New Approach Washington's Alison Holcomb also cites the shadow of Big Tobacco in her arguments, though she's obviously in favor of I-502. Holcomb says we should learn the lessons of the fight against teen tobacco use. "It wasn't necessary to start arresting adult cigarette smokers to cut youth smoking rates in half. Instead, we tightened up advertising regulations to prevent marketing to children, and invested in information campaigns that helped kids make smarter choices," says Holcomb.

"The notion that the black market is going to shift its focus to the under-21 crowd is absurd," she says of Sabet's dire predictions. "Are underage drinkers keeping bootleggers in business?"
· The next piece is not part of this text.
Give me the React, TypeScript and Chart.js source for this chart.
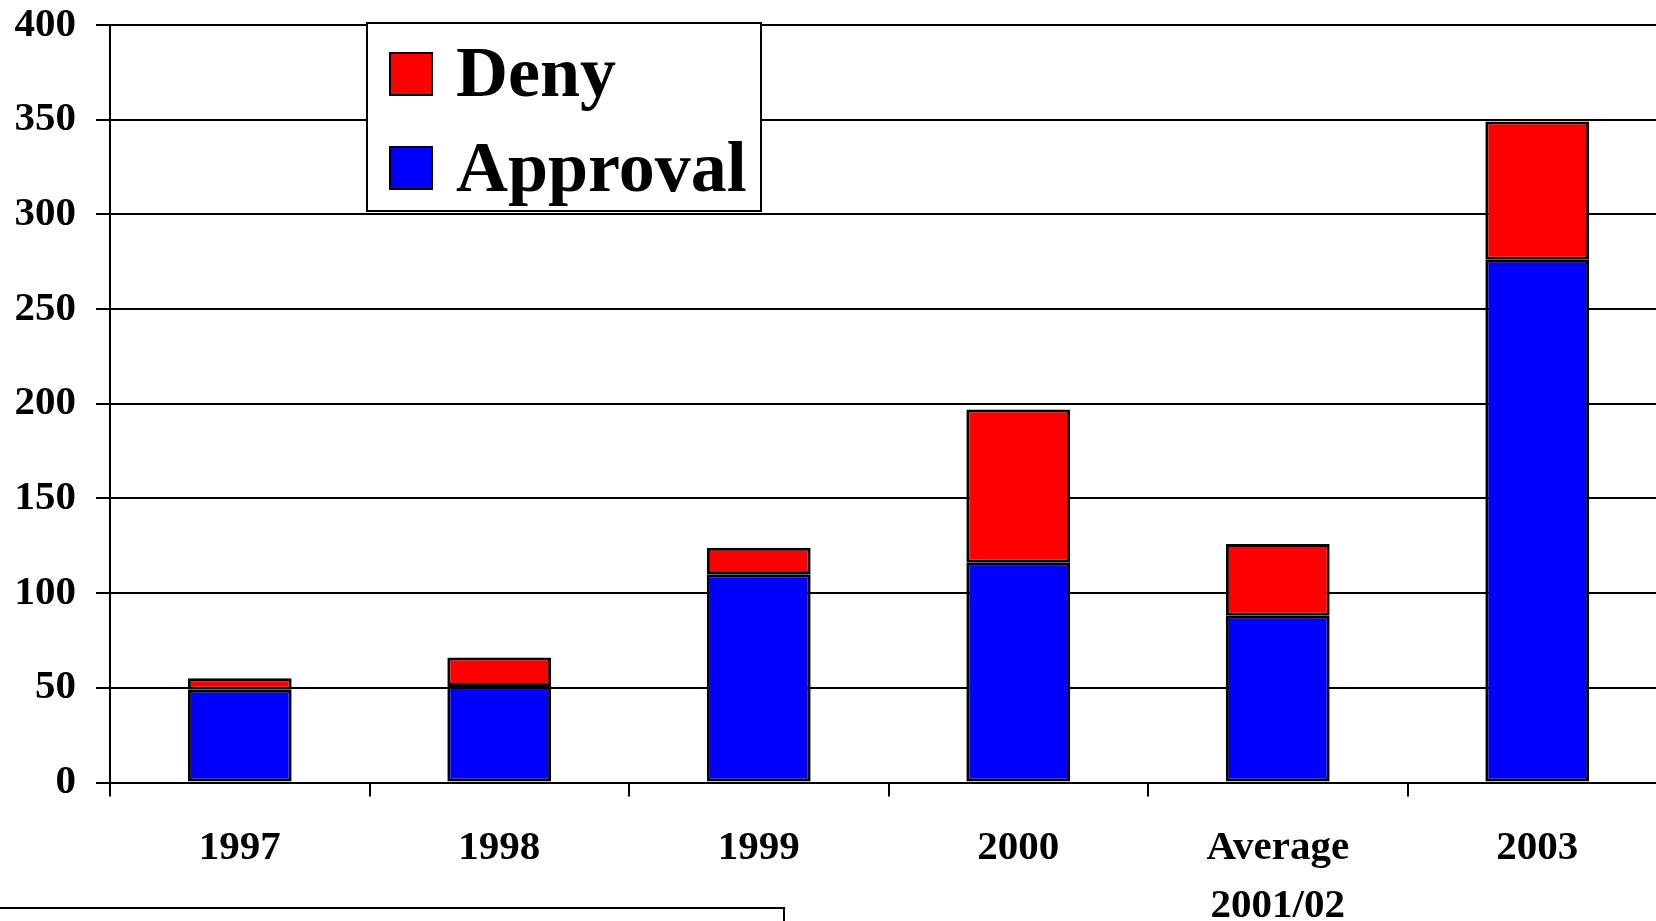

Like a seasoned sparring partner, however, Sabet is quick to pounce on successes claimed in the fight against tobacco. "If legalization advocates want to hang their hat on the tobacco experience, let's not forget that most of our history has been spent fighting Big Tobacco's lies. Do we think it will be any different for marijuana?" says Sabet.

"The bottom line is this: Voters will need to decide if Washington state is going to be the guinea pig this November—or more accurately, should the kids of Washington be the guinea pigs? This will affect them the most," Sabet says.

For Holcomb, this is a familiar, and ultimately unconvincing, argument against change. "The key point is that what we are doing now isn't keeping marijuana out of the hands of kids," Holcomb says. "Relinquishing control of marijuana to the black market, and arresting adults for using marijuana, is an expensive, unnecessary, and failed strategy for preventing youth use of marijuana."